Missing Form Labels
Form controls are presented without associated labels, so users hear generic field types without context.
Try It Yourself
Demo warning
These inputs look straightforward visually but have no meaningful programmatic labels.
Tab across the form and compare visible placeholder text with what assistive tech can reliably interpret.
Manual Testing Protocol
Follow this sequence to reproduce the failure consistently and verify the fix with the same workflow.
1. Setup
- Open the form section and keep SR simulation active.
- Navigate with Tab instead of clicking directly into fields.
2. Reproduction Steps
- Move focus through each input and listen to field announcement.

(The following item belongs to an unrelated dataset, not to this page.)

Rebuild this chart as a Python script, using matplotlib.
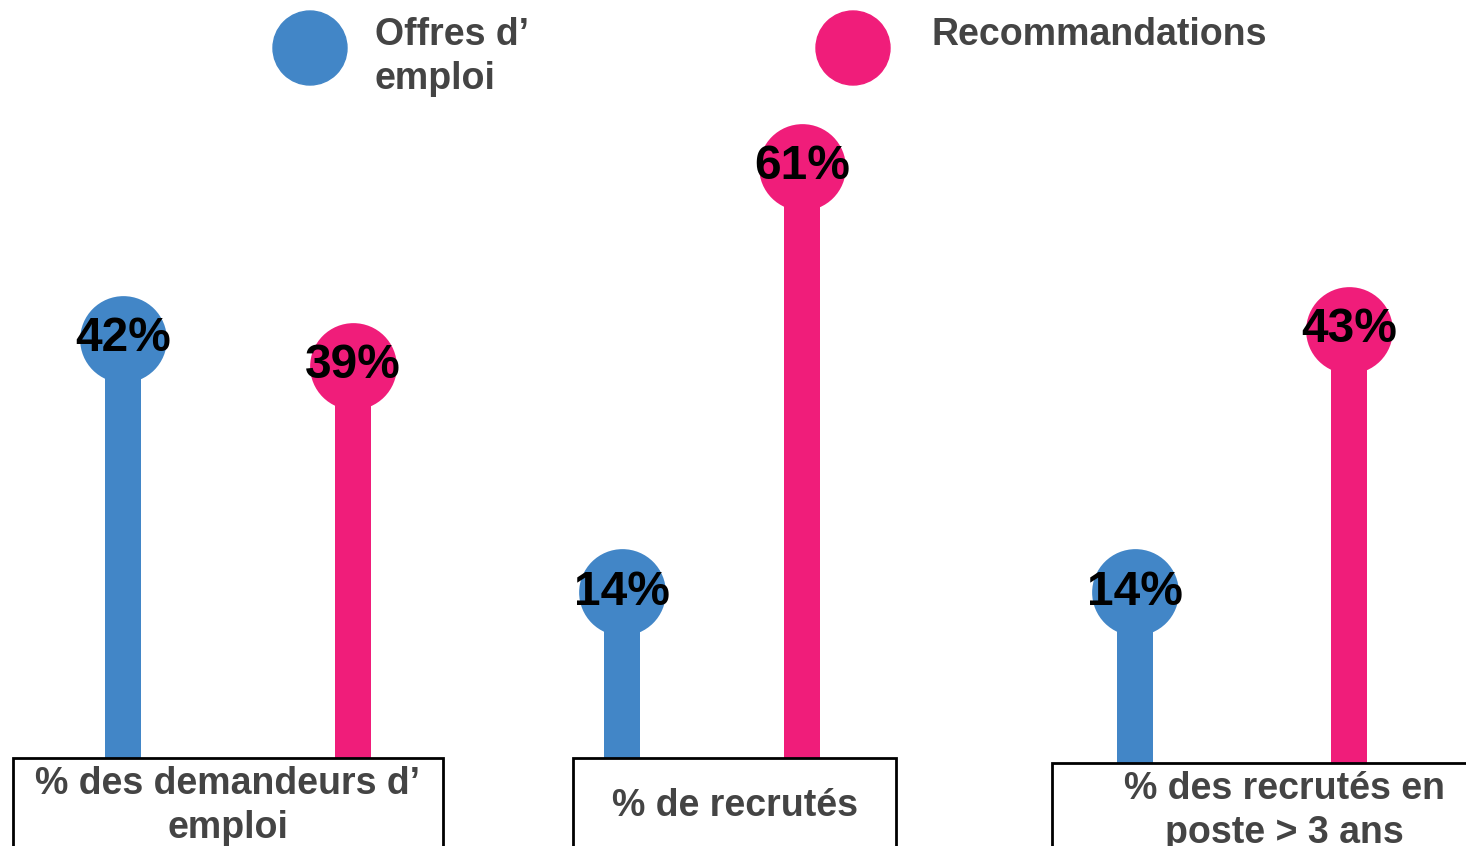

- Try to fill the form without relying on placeholder text.
- Trigger validation and attempt field correction.
3. Expected Failure Signals
- Inputs announce as generic text fields with no purpose context.
- Users cannot determine required data for each field confidently.
- Error correction loops increase due to missing identification.
4. Fix Verification
- All controls have persistent labels bound with `for`/`id` or equivalent.
- Required and invalid states are announced with each field label.
- Placeholder text is supplemental, not the only label mechanism.
Evidence Capture Checklist
- Record the exact user goal that fails (for example: submit form, complete checkout, navigate menu).
- Capture screen recording + keyboard path from first interaction to failure state.
- Map failure to WCAG 1.3.1 (Level A) and affected user groups.
- Document business impact: conversion loss, support burden, legal/compliance risk, or trust damage.
The Impact
What Happens
- Users cannot map fields to required information
- Form completion slows dramatically
- Validation recovery becomes guesswork
Who Gets Hurt
The Broken Code
<input type="email" placeholder="Email" />
<input type="password" placeholder="Password" />
<input type="text" placeholder="Company" />
<!-- No <label for=...> and no aria-label -->WCAG 1.3.1: Reference
"Information, structure, and relationships conveyed through presentation can be programmatically determined."
Level A - Placeholders are not a replacement for durable, accessible labels.